A few weeks ago I was at an event in Amsterdam, and the question was asked how many people know Hashicorp
"How many people know @hashicorp" asks @sethvargo, and an entire room of devs raised their hands. @hashicorp are crushing it /cc @monkchips
— Fintan Ryan (@fintanr) September 11, 2015
Hashicorp have followed the unix philosophy and created a number of discrete independent tools, each of which completing a specific task very well. From Vagrant, which is without doubt one of the most frequently used tools in many peoples tool chain, to Vault each tool has filled a need focused around automation. As we have repeatedly said here at RedMonk the more you remove friction, the more developers will appreciate you.
Once you set about creating a set of useful products, which can be used independently, or in a loosely coupled fashion, you then encourage all sorts of different types of adoption, across a diverse user base. When you consistently do this well, the effects become obvious.

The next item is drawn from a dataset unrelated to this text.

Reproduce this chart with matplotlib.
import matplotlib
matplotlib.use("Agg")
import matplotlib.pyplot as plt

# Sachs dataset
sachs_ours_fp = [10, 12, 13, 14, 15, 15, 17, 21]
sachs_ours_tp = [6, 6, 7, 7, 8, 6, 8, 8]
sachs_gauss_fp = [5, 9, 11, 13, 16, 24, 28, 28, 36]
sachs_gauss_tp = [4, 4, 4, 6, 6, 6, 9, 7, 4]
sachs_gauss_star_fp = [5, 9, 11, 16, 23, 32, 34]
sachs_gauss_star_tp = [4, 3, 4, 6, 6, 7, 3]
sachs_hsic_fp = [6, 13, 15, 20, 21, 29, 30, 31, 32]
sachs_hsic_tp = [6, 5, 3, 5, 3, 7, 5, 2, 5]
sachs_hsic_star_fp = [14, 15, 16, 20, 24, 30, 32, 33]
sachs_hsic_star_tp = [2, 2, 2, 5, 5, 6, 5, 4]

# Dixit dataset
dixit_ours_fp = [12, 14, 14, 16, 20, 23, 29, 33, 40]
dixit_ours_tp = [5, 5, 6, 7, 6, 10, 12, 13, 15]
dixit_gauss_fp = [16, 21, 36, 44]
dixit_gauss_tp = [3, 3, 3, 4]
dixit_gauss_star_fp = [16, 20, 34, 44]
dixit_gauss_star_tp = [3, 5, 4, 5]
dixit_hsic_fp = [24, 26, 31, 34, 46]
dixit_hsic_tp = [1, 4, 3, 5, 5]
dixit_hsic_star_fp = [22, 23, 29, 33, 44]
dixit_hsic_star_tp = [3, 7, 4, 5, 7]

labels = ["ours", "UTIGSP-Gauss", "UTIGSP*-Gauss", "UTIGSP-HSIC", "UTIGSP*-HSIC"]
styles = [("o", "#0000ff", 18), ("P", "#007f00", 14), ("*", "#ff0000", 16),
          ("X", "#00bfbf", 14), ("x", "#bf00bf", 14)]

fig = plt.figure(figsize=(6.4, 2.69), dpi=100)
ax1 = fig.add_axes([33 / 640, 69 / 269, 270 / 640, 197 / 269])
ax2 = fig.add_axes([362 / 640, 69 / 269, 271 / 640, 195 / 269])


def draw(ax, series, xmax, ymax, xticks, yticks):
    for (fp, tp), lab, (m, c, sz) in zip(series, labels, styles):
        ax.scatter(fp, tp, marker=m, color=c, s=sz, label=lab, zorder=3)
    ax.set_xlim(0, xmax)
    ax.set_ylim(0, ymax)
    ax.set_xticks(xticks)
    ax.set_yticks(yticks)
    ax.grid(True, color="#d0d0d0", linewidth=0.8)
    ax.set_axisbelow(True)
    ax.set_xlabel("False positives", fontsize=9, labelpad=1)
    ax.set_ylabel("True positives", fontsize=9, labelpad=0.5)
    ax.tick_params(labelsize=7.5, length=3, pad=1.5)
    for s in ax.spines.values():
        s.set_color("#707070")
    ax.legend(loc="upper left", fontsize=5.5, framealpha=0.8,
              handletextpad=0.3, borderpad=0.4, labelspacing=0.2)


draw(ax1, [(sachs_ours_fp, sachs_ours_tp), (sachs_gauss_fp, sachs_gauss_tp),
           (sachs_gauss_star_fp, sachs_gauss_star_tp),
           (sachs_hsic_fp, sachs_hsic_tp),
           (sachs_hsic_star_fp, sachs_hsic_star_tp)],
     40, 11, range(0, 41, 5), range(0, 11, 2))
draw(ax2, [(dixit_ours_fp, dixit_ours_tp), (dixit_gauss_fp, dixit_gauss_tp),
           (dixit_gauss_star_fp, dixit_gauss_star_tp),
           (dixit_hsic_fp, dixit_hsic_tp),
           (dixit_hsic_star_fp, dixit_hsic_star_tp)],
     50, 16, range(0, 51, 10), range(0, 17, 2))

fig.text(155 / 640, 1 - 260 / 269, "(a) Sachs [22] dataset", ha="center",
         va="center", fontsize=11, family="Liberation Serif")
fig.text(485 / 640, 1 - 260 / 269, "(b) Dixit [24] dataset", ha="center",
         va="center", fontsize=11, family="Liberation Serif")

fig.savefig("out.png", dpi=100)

As you can see with each new project the trajectory of likes just increases This is far from a coincidence, each time Hashicorp release a product people sit up and take notice.
The links that bind
What I have found very interesting though, is the relationship between different products, and how one becomes a gateway to another, such as how Consul and Terraform have drawn users to Vault.
It’s quite easy to dismiss growing “likes” of distinct products to a company having the same set of fans. This is not the case for Hashicorp, of the 20,000 odd unique stars only 1% of users have starred every single one of Hashicorps products on Github.